An API gateway is essentially a centralized entry point; a server that acts as the “bouncer” and “traffic cop” for all requests trying to access your company’s back-end services.
Its job is to manage traffic flow while enforcing crucial rules like authentication (checking ID), authorization (checking permissions), and rate limiting (making sure no one overwhelms the system).
How API Gateways Work
When a client makes an API request, the gateway is the first thing to intercept it before it ever reaches your back-end services. The gateway performs several checks.
It validates who the caller is (Authentication); it checks rules to see what the caller is allowed to do (Authorization); it verifies rate limits and other rules (Policy Enforcement); it sends the request to the correct back-end service (Routing); and finally, it records the entire transaction (Logging).
For example, when your mobile app requests user profile data, the gateway verifies the app’s credentials, checks the rate limit, routes the request, and logs the transaction — all before the service even starts processing.
Modern gateways are highly flexible. They can handle things like Protocol Translation (converting a REST request into a gRPC request) or Response Aggregation (combining data from multiple services into one response).
The Security Challenge: API gateway security depends on how the services (or workloads) prove their identity. A microservice requesting access must prove its identity.
Traditional methods use API keys or OAuth tokens, but these static credentials create persistent security vulnerabilities. The gateway is a critical enforcement point, but only if the identities passing through it are properly verified and tightly controlled (scoped).
For AI-driven systems, the concept is evolving into what’s called an AI agent gateway. This specialized gateway manages how autonomous agents interact with tools and data, handling complex requirements like context sharing and dynamic authorization for agents that make real-time decisions.
Why API Gateways Matter
If you run modern, modular software systems (like microservices), every time one service talks to another, it creates a potential security risk.

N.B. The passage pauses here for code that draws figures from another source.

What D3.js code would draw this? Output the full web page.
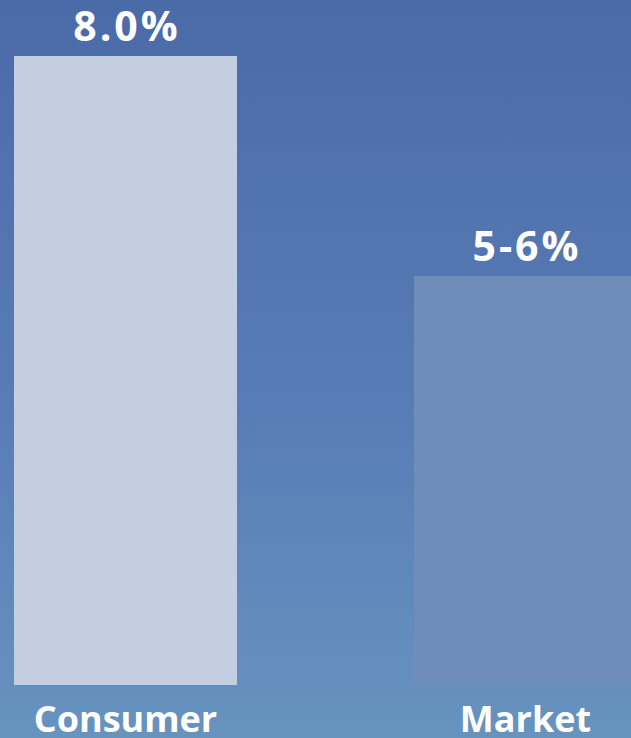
<!DOCTYPE html>
<html>
<head>
<meta charset="utf-8">
<script src="https://cdn.jsdelivr.net/npm/d3@7"></script>
<style>
html, body { margin: 0; padding: 0; overflow: hidden; }
svg { display: block; }
</style>
</head>
<body>
<svg id="chart"></svg>
<script>
var categories = ['Consumer', 'Market'];
var values = [8.0, 5.2];
var valueLabels = ['8.0%', '5-6%'];
var barColors = ['#c3cfe1', '#6e8db9'];

var W = 631, H = 738;
var svg = d3.select('#chart').attr('width', W).attr('height', H);

var defs = svg.append('defs');
var bg = defs.append('linearGradient').attr('id', 'bg')
	.attr('x1', 0).attr('y1', 0).attr('x2', 0).attr('y2', 1);
bg.append('stop').attr('offset', '0%').attr('stop-color', '#4b6aa8');
bg.append('stop').attr('offset', '55%').attr('stop-color', '#587db6');
bg.append('stop').attr('offset', '100%').attr('stop-color', '#6793bf');

svg.append('rect').attr('width', W).attr('height', H).attr('fill', 'url(#bg)');

var x = d3.scaleBand().domain(categories).range([14, 637]).paddingInner(0.4425).paddingOuter(0);
var y = d3.scaleLinear().domain([0, 8]).range([685, 56]);

svg.selectAll('rect.bar')
	.data(categories)
	.enter().append('rect')
	.attr('class', 'bar')
	.attr('x', function(d){ return x(d); })
	.attr('width', x.bandwidth())
	.attr('y', function(d, i){ return y(values[i]); })
	.attr('height', function(d, i){ return y(0) - y(values[i]); })
	.attr('fill', function(d, i){ return barColors[i]; });

svg.selectAll('text.val')
	.data(categories)
	.enter().append('text')
	.attr('class', 'val')
	.attr('x', function(d){ return x(d) + x.bandwidth() / 2 + 1.5; })
	.attr('y', function(d, i){ return y(values[i]) - 15; })
	.attr('text-anchor', 'middle')
	.attr('fill', '#fff')
	.style('font-family', '"Open Sans", sans-serif')
	.style('font-weight', 700)
	.style('font-size', '41px')
	.style('letter-spacing', '3px')
	.text(function(d, i){ return valueLabels[i]; });

svg.selectAll('text.cat')
	.data(categories)
	.enter().append('text')
	.attr('class', 'cat')
	.attr('x', function(d){ return x(d) + x.bandwidth() / 2; })
	.attr('y', 732)
	.attr('text-anchor', 'middle')
	.attr('fill', '#fff')
	.style('font-family', '"Open Sans", sans-serif')
	.style('font-weight', 700)
	.style('font-size', '36px')
	.text(function(d){ return d; });
</script>
</body>
</html>
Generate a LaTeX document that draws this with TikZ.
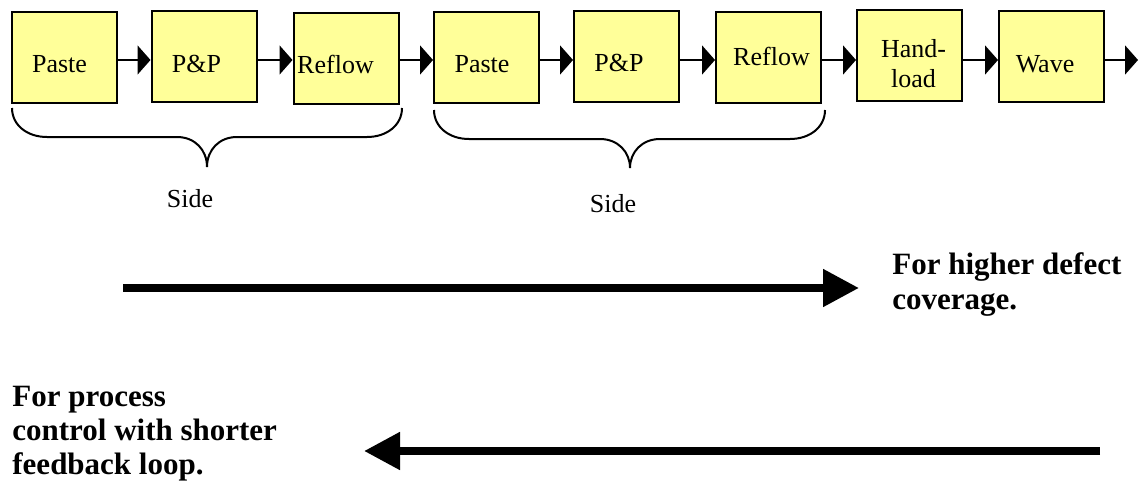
\documentclass[tikz,border=0pt]{standalone}
\usepackage{fontspec}
\setmainfont{Liberation Serif}
\usetikzlibrary{arrows.meta}
\definecolor{boxfill}{HTML}{FFFF99}
\tikzset{
  stepbox/.style={draw=black, line width=1pt, fill=boxfill, minimum width=52.5pt, minimum height=45.5pt, inner sep=0pt},
  boxtext/.style={inner sep=0pt, anchor=base, font=\fontsize{13pt}{15pt}\selectfont},
  sidetext/.style={inner sep=0pt, anchor=base, font=\fontsize{13pt}{15pt}\selectfont},
  bigtext/.style={inner sep=0pt, anchor=base west, font=\fontsize{15.5pt}{17.5pt}\selectfont\bfseries},
  flow/.style={line width=0.9pt, -{Triangle[length=6.5pt, width=14.5pt]}},
  bigflow/.style={line width=4pt, -{Triangle[length=18pt, width=18pt]}},
  bracepath/.style={line width=1pt},
}
\begin{document}
\begin{tikzpicture}[x=0.5pt, y=-0.5pt]
\useasboundingbox (0,0) rectangle (1143,492);
% boxes
\node[stepbox] (b1) at (64,57.5) {};
\node[stepbox] (b2) at (204,56.5) {};
\node[stepbox] (b3) at (346,58.5) {};
\node[stepbox] (b4) at (486.5,57.5) {};
\node[stepbox] (b5) at (626.5,56.5) {};
\node[stepbox] (b6) at (768.5,57.5) {};
\node[stepbox] (b7) at (909.5,55.5) {};
\node[stepbox] (b8) at (1051.5,56.5) {};
% box texts
\node[boxtext] (t1) at (59.5,73) {Paste};
\node[boxtext] (t2) at (196.5,73) {P\&P};
\node[boxtext] (t3) at (335.5,74) {Reflow};
\node[boxtext] (t4) at (482,73) {Paste};
\node[boxtext] (t5) at (619,72) {P\&P};
\node[boxtext] (t6) at (771.5,66) {Reflow};
\node[boxtext] (t7a) at (913.5,58) {Hand-};
\node[boxtext] (t7b) at (913.5,88) {load};
\node[boxtext] (t8) at (1045,73) {Wave};
% flow arrows
\coordinate (row) at (0,60);
\coordinate (endpt) at (1138,60);
\draw[flow] (b1.east |- row) -- (b2.west |- row);
\draw[flow] (b2.east |- row) -- (b3.west |- row);
\draw[flow] (b3.east |- row) -- (b4.west |- row);
\draw[flow] (b4.east |- row) -- (b5.west |- row);
\draw[flow] (b5.east |- row) -- (b6.west |- row);
\draw[flow] (b6.east |- row) -- (b7.west |- row);
\draw[flow] (b7.east |- row) -- (b8.west |- row);
\draw[flow] (b8.east |- row) -- (endpt);
% braces
\draw[bracepath] (12,108) .. controls (12,125) and (27,137) .. (47,137) -- (177,137)
  .. controls (195,137) and (207,150) .. (207,167)
  .. controls (207,150) and (219,137) .. (237,137) -- (367,137)
  .. controls (387,137) and (402,125) .. (402,108);
\draw[bracepath] (434,110) .. controls (434,127) and (449,139) .. (469,139) -- (600,139)
  .. controls (618,139) and (630,152) .. (630,168)
  .. controls (630,152) and (642,139) .. (660,139) -- (790,139)
  .. controls (810,139) and (825,127) .. (825,110);
\node[sidetext] (s1) at (190,207) {Side};
\node[sidetext] (s2) at (613,212) {Side};
% big arrows
\coordinate (a1s) at (123,288);
\coordinate (a1e) at (859,288);
\coordinate (a2s) at (1100,451);
\coordinate (a2e) at (364,451);
\draw[bigflow] (a1s) -- (a1e);
\draw[bigflow] (a2s) -- (a2e);
\node[bigtext] (h1) at (892,274) {For higher defect};
\node[bigtext] (h2) at (892,309) {coverage.};
\node[bigtext] (p1) at (12,406) {For process};
\node[bigtext] (p2) at (12,440) {control with shorter};
\node[bigtext] (p3) at (12,474) {feedback loop.};
\end{tikzpicture}
\end{document}
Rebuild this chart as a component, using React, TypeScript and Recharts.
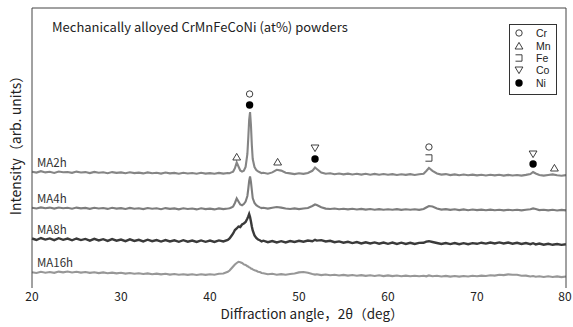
import React from "react";
import { ComposedChart, Line, Scatter, XAxis, YAxis, Legend } from "recharts";

if (typeof document !== "undefined") {
  document.body.style.margin = "0";
}

// diffraction angle 2θ (deg)
const angles = [
  20, 20.5, 21, 21.5, 22, 22.5, 23, 23.5, 24, 24.5,
  25, 25.5, 26, 26.5, 27, 27.5, 28, 28.5, 29, 29.5,
  30, 30.5, 31, 31.5, 32, 32.5, 33, 33.5, 34, 34.5,
  35, 35.5, 36, 36.5, 37, 37.5, 38, 38.5, 39, 39.5,
  40, 40.5, 41, 41.5, 42,
  42.2, 42.4, 42.6, 42.8, 43, 43.2, 43.4, 43.6, 43.8, 44,
  44.2, 44.3, 44.4, 44.5, 44.6, 44.7, 44.8, 45, 45.2, 45.4,
  45.6, 45.8, 46,
  46.5, 47, 47.5, 48, 48.5, 49, 49.5, 50, 50.5, 51,
  51.5, 51.8, 52, 52.5, 53, 53.5, 54, 54.5, 55, 55.5,
  56, 56.5, 57, 57.5, 58, 58.5, 59, 59.5, 60, 60.5,
  61, 61.5, 62, 62.5, 63, 63.5,
  64, 64.3, 64.6, 65, 65.5, 66, 66.5, 67, 67.5, 68,
  68.5, 69, 69.5, 70, 70.5, 71, 71.5, 72, 72.5, 73,
  73.5, 74, 74.5, 75, 75.5, 76, 76.3, 76.6, 77, 77.5,
  78, 78.5, 79, 79.5, 80,
];

// intensity (arb. units), curves stacked as displayed
const ma2h = [
  116.2, 115.4, 116.8, 115.6, 116.3, 115.1, 116.5, 115.8, 116.0, 115.2,
  116.4, 115.5, 115.9, 114.9, 116.1, 115.3, 115.8, 114.8, 115.9, 115.1,
  115.6, 114.7, 115.7, 114.9, 115.4, 114.6, 115.6, 114.8, 115.2, 114.4,
  115.5, 114.6, 115.1, 114.3, 115.3, 114.5, 115.0, 114.2, 115.2, 114.4,
  114.9, 114.2, 115.1, 114.4, 115.0,
  114.8, 115.6, 116.4, 119.8, 125.5, 121.5, 117.5, 116.4, 117.2, 121.0,
  134, 150, 168, 176, 163, 143, 129, 121, 118.0, 116.6,
  115.8, 114.9, 115.2,
  114.3, 115.6, 118.2, 117.4, 115.3, 114.6, 113.9, 114.8, 114.1, 115.0,
  117.2, 120.5, 119.0, 115.4, 114.2, 114.8, 113.7, 114.5, 113.6, 114.4,
  113.5, 114.3, 113.4, 114.2, 113.3, 114.1, 113.2, 114.0, 113.3, 113.9,
  113.0, 113.8, 113.1, 113.9, 113.0, 113.7,
  114.2, 117.0, 120.0, 117.2, 114.6, 113.4, 113.9, 112.9, 113.6, 112.8,
  113.5, 112.7, 113.4, 112.6, 113.3, 112.5, 113.2, 112.6, 113.3, 112.4,
  113.1, 112.5, 113.0, 112.4, 113.1, 114.0, 116.0, 114.5, 113.0, 112.4,
  113.0, 113.6, 112.8, 112.3, 112.9,
];

const ma4h = [
  80.3, 79.5, 80.6, 79.8, 80.4, 79.4, 80.5, 79.7, 80.2, 79.3,
  80.4, 79.6, 80.1, 79.2, 80.3, 79.5, 80.0, 79.1, 80.2, 79.4,
  79.9, 79.0, 80.1, 79.3, 79.8, 78.9, 80.0, 79.2, 79.7, 78.8,
  79.9, 79.1, 79.6, 78.7, 79.8, 79.0, 79.5, 78.6, 79.7, 78.9,
  79.4, 78.6, 79.6, 78.9, 79.5,
  79.8, 80.4, 81.5, 85.0, 89.5, 86.5, 83.5, 82.8, 84.0, 86.5,
  92, 99, 107, 111.5, 106, 98, 90, 85.0, 82.8, 81.6,
  80.6, 79.9, 80.2,
  79.4, 80.2, 81.0, 80.4, 79.5, 79.0, 79.6, 78.9, 79.5, 80.0,
  82.0, 83.5, 83.0, 80.8, 79.4, 79.0, 79.5, 78.7, 79.3, 78.6,
  79.2, 78.5, 79.1, 78.4, 79.0, 78.3, 78.9, 78.3, 78.8, 78.2,
  78.9, 78.1, 78.7, 78.2, 78.8, 78.1,
  79.0, 80.5, 82.0, 81.5, 79.6, 78.4, 78.9, 78.1, 78.7, 77.9,
  78.6, 77.8, 78.5, 77.9, 78.4, 77.7, 78.4, 77.8, 78.3, 77.6,
  78.3, 77.7, 78.2, 77.6, 78.3, 78.8, 79.6, 78.9, 77.9, 78.3,
  77.6, 78.2, 77.5, 78.1, 77.6,
];

const ma8h = [
  49.5, 48.0, 50.0, 48.4, 49.6, 47.9, 49.8, 48.2, 49.4, 47.7,
  49.5, 47.9, 49.1, 47.4, 49.2, 47.6, 48.8, 47.1, 48.9, 47.3,
  48.5, 46.9, 48.6, 47.0, 48.2, 46.6, 48.3, 46.8, 47.9, 46.4,
  48.0, 46.5, 47.7, 46.2, 47.8, 46.3, 47.5, 46.0, 47.6, 46.2,
  47.4, 46.1, 47.6, 46.6, 48.0,
  49.5, 52.0, 54.5, 58.0, 59.5, 61.5, 61.0, 63.5, 64.5, 66.0,
  69.5, 71.5, 74.0, 71.0, 66.5, 61.5, 57.5, 52.5, 50.0, 48.5,
  47.8, 46.6, 47.3,
  45.8, 47.0, 45.6, 46.8, 45.5, 46.9, 46.0, 47.2, 46.3, 47.5,
  46.8, 48.2, 47.4, 47.9, 46.5, 47.2, 45.8, 46.6, 45.3, 46.2,
  44.9, 45.9, 44.6, 45.7, 44.5, 45.6, 44.3, 45.5, 44.2, 45.4,
  44.1, 45.3, 44.0, 45.2, 44.0, 45.1,
  45.2, 46.4, 46.8, 46.0, 45.0, 44.0, 45.0, 43.9, 44.9, 43.8,
  44.8, 43.8, 44.9, 44.2, 45.3, 44.4, 45.5, 44.6, 45.6, 44.5,
  45.4, 44.3, 45.2, 44.0, 44.9, 43.8, 44.8, 43.6, 44.4, 43.3,
  44.2, 43.2, 44.0, 43.1, 43.8,
];

const ma16h = [
  15.8, 15.0, 16.2, 15.3, 16.0, 15.2, 16.4, 15.6, 16.5, 15.5,
  16.3, 15.4, 16.0, 15.1, 15.8, 14.9, 15.6, 14.8, 15.4, 14.6,
  15.2, 14.4, 15.0, 14.2, 14.8, 14.0, 14.6, 13.8, 14.4, 13.6,
  14.2, 13.4, 14.0, 13.2, 13.8, 13.1, 13.7, 13.0, 13.8, 13.1,
  13.8, 13.3, 14.2, 14.5, 16.2,
  17.5, 19.5, 21.5, 23.5, 25.0, 26.2, 25.8, 25.0, 23.6, 23.0,
  21.8, 21.5, 20.6, 20.4, 19.5, 19.2, 18.6, 17.8, 17.2, 16.3,
  15.9, 15.0, 14.8,
  13.8, 14.2, 13.3, 13.9, 13.2, 14.0, 14.5, 15.6, 16.0, 15.2,
  14.0, 13.4, 13.8, 12.9, 13.5, 12.7, 13.3, 12.5, 13.1, 12.4,
  13.0, 12.2, 12.9, 12.1, 12.8, 12.0, 12.7, 11.9, 12.6, 11.9,
  12.5, 11.8, 12.4, 11.8, 12.3, 11.7,
  12.3, 11.7, 12.6, 11.8, 12.3, 11.5, 12.1, 11.4, 12.0, 11.4,
  12.0, 11.5, 12.2, 11.7, 12.4, 12.0, 12.8, 12.4, 13.2, 12.9,
  13.6, 13.3, 13.2, 12.3, 12.4, 11.5, 12.0, 11.3, 11.8, 11.0,
  11.7, 11.0, 11.6, 10.9, 11.5,
];

// phase markers: [angle, intensity]
const crMarks = [[44.45, 194], [64.6, 141]];
const mnMarks = [[43.0, 131], [47.6, 126], [78.7, 120]];
const feMarks = [[64.6, 130]];
const coMarks = [[51.8, 140], [76.3, 134]];
const niMarks = [[44.45, 183], [51.8, 129], [76.3, 124]];

const seriesNames = ["MA2h", "MA4h", "MA8h", "MA16h"];
const seriesKeys = ["ma2h", "ma4h", "ma8h", "ma16h"];
const seriesColors = ["#858585", "#7d7d7d", "#3a3a3a", "#979797"];
const seriesWidths = [2.1, 2.1, 2.4, 2.1];
const legendNames = ["Cr", "Mn", "Fe", "Co", "Ni"];
const xTicks = [20, 30, 40, 50, 60, 70, 80];

const titleText = "Mechanically alloyed CrMnFeCoNi (at%) powders";
const xLabelText = "Diffraction angle，2θ（deg）";
const yLabelText = "Intensity（arb. units）";

const data = angles.map((a, i) => ({
  a,
  ma2h: ma2h[i],
  ma4h: ma4h[i],
  ma8h: ma8h[i],
  ma16h: ma16h[i],
}));
const toPts = (arr: number[][]) => arr.map(([a, v]) => ({ a, v }));

const FONT = "'Noto Sans CJK JP', 'Noto Sans', sans-serif";
const MK = "#2a2a2a";

function drawSymbol(kind: string, cx: number, cy: number) {
  switch (kind) {
    case "Cr":
      return <circle cx={cx} cy={cy} r={3.2} fill="#fff" stroke={MK} strokeWidth={0.9} />;
    case "Mn":
      return (
        <polygon
          points={`${cx},${cy - 3.6} ${cx - 3.9},${cy + 3} ${cx + 3.9},${cy + 3}`}
          fill="#fff"
          stroke={MK}
          strokeWidth={0.9}
        />
      );
    case "Fe":
      return (
        <path
          d={`M${cx - 3.5},${cy - 3.2} H${cx + 3} V${cy + 3.2} H${cx - 3.5}`}
          fill="none"
          stroke={MK}
          strokeWidth={0.9}
        />
      );
    case "Co":
      return (
        <polygon
          points={`${cx},${cy + 3.6} ${cx - 3.9},${cy - 3} ${cx + 3.9},${cy - 3}`}
          fill="#fff"
          stroke={MK}
          strokeWidth={0.9}
        />
      );
    default:
      return <circle cx={cx} cy={cy} r={3.7} fill="#000" />;
  }
}

const shapeFor = (kind: string) => (p: any) =>
  p && p.cx != null ? <g>{drawSymbol(kind, p.cx, p.cy)}</g> : <g />;

function LegendBox() {
  return (
    <div
      style={{
        width: 48,
        height: 71,
        border: "1px solid #333",
        boxSizing: "border-box",
        background: "#fff",
        paddingTop: 2,
        fontFamily: "'Liberation Sans', Arial, sans-serif",
        fontSize: 10.5,
        color: "#222",
      }}
    >
      {legendNames.map((n) => (
        <div key={n} style={{ display: "flex", alignItems: "center", height: 12.4 }}>
          <svg width={26} height={12} style={{ display: "block" }}>
            {drawSymbol(n, 9, 6)}
          </svg>
          <span style={{ lineHeight: "12px" }}>{n}</span>
        </div>
      ))}
    </div>
  );
}

const XTick = (props: any) => {
  const { x, y, payload } = props;
  return (
    <text x={x} y={y + 13} textAnchor="middle" fontSize={12} fill="#222" fontFamily={FONT}>
      {payload.value}
    </text>
  );
};

const makeLineLabel = (name: string) => (props: any) => {
  if (props.index !== 0) return <g />;
  return (
    <text x={props.x + 5} y={props.y - 5} fontSize={11.5} fill="#333" fontFamily={FONT}>
      {name}
    </text>
  );
};

const XLabel = (props: any) => {
  const vb = props.viewBox;
  return (
    <text
      x={vb.x + vb.width / 2 + 13}
      y={vb.y + 31}
      textAnchor="middle"
      fontSize={13.5}
      fill="#222"
      fontFamily={FONT}
    >
      {xLabelText}
    </text>
  );
};

const YLabel = (props: any) => {
  const vb = props.viewBox;
  const cx = 15;
  const cy = vb.y + vb.height / 2 - 6;
  return (
    <text
      x={cx}
      y={cy}
      transform={`rotate(-90, ${cx}, ${cy})`}
      textAnchor="middle"
      dominantBaseline="central"
      fontSize={14}
      fill="#222"
      fontFamily={FONT}
    >
      {yLabelText}
    </text>
  );
};

const TitleLabel = (props: any) => {
  const vb = props.viewBox;
  return (
    <text x={52} y={vb.y + vb.height + 24} fontSize={13} fill="#222" fontFamily={FONT}>
      {titleText}
    </text>
  );
};

export default function App() {
  return (
    <div style={{ width: 573, height: 327, background: "#fff", position: "relative" }}>
      <ComposedChart
        width={573}
        height={327}
        data={data}
        margin={{ top: 7, right: 6, left: 31, bottom: 9 }}
      >
        <XAxis
          dataKey="a"
          type="number"
          domain={[20, 80]}
          ticks={xTicks}
          axisLine={false}
          tickLine={false}
          tickSize={0}
          tickMargin={0}
          height={30}
          tick={<XTick />}
          label={{ content: <XLabel /> }}
        />
        <XAxis
          xAxisId="top"
          orientation="top"
          dataKey="a"
          type="number"
          domain={[20, 80]}
          height={1}
          tick={false}
          tickLine={false}
          axisLine={{ stroke: "#444", strokeWidth: 1 }}
          label={{ content: <TitleLabel /> }}
        />
        <YAxis
          type="number"
          domain={[0, 280]}
          width={1}
          tick={false}
          tickLine={false}
          axisLine={{ stroke: "#444", strokeWidth: 1 }}
          label={{ content: <YLabel /> }}
        />
        <YAxis
          yAxisId="right"
          orientation="right"
          type="number"
          domain={[0, 280]}
          width={1}
          tick={false}
          tickLine={false}
          axisLine={{ stroke: "#444", strokeWidth: 1 }}
        />
        {seriesKeys.map((k, i) => (
          <Line
            key={k}
            dataKey={k}
            type="linear"
            stroke={seriesColors[i]}
            strokeWidth={seriesWidths[i]}
            dot={false}
            activeDot={false}
            isAnimationActive={false}
            label={makeLineLabel(seriesNames[i])}
          />
        ))}
        <Scatter data={toPts(crMarks)} dataKey="v" shape={shapeFor("Cr")} isAnimationActive={false} legendType="none" />
        <Scatter data={toPts(mnMarks)} dataKey="v" shape={shapeFor("Mn")} isAnimationActive={false} legendType="none" />
        <Scatter data={toPts(feMarks)} dataKey="v" shape={shapeFor("Fe")} isAnimationActive={false} legendType="none" />
        <Scatter data={toPts(coMarks)} dataKey="v" shape={shapeFor("Co")} isAnimationActive={false} legendType="none" />
        <Scatter data={toPts(niMarks)} dataKey="v" shape={shapeFor("Ni")} isAnimationActive={false} legendType="none" />
        <Legend
          layout="horizontal"
          verticalAlign="middle"
          align="center"
          wrapperStyle={{ left: 509, top: 24, width: 48, height: 71 }}
          content={<LegendBox />}
        />
      </ComposedChart>
    </div>
  );
}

Without a central gateway, you run into big problems that impact security and efficiency:
- Inconsistent Security. Every team has to build its own security logic, leading to uneven policies and audit headaches.
- Credential Sprawl. Managing thousands of keys and passwords becomes chaotic across development and production environments, especially when you use multiple cloud providers.
- AI Agent Difficulty. Traditional password-based authentication can’t adapt to smart, autonomous agents that are constantly starting up and shutting down.
Common Challenges with API Gateways
Verifying workload identity across different environments: Your gateway needs to validate identities from services running everywhere; from Kubernetes containers to cloud-native functions. It must be able to apply the same rules whether the identity comes from AWS IAM, Azure Managed Identities, or Google Cloud Service Accounts.
- Credential sprawl and rotation burden: Because traditional gateways rely on static keys, teams waste time copying credentials everywhere. Rotating these keys without causing an outage becomes a massive operational burden.
- Performance and latency overhead: Checking all those tokens and rules adds a small delay (latency) at every step. At scale, this can slow down the entire application.
- Configuration drift across environments: Security needs consistent rules, but development needs flexibility. This conflict often creates different policies in development and production, which leads to exploitable security gaps.
- Limited visibility into service-to-service traffic: Most gateways are great at logging traffic entering your system, but they often struggle to log communication between your internal services. Without this full picture, you can’t troubleshoot internal issues or audit cross-service communication.
How Aembit Helps
Aembit directly solves API gateway security by eliminating static credentials from the authentication process entirely.
With Aembit:
- You can verify the machine’s identity using a digital proof (cryptographic attestation) tied to where the service is running.
- Credentials are issued temporarily and expire automatically, removing the entire burden of manual rotation and storage.
- Authorization decisions evaluate the machine’s real-time security posture before granting access.
- Every access event is logged with full context, giving security teams unparalleled visibility.
Related Reading
FAQ
You Have Questions?
We Have Answers.
Do I still need an API gateway if I'm using a service mesh?
Yes. Service meshes handle east-west traffic between services within a cluster, while gateways manage north-south traffic entering your infrastructure. The key is ensuring both enforce consistent identity verification rather than creating separate credential management schemes.
How do API gateways handle authentication for serverless functions?
Modern implementations use cloud provider identity services (AWS IAM roles, Azure Managed Identity) to authenticate serverless functions to the gateway. The gateway validates these cloud-native identities and applies policies based on function identity rather than static tokens.
What's the difference between an API gateway and an AI agent gateway?
An AI agent gateway extends traditional capabilities to handle autonomous agents that make context-aware decisions, managing tool discovery, context sharing, and dynamic authorization for unpredictable request patterns. Standard gateways simply route requests based on URLs and validate tokens.
Can API gateways create single points of failure?
Yes, if you deploy a single gateway instance without redundancy. Production deployments distribute multiple gateway instances behind a load balancer across availability zones, using identity-based authentication that doesn’t require external credential stores.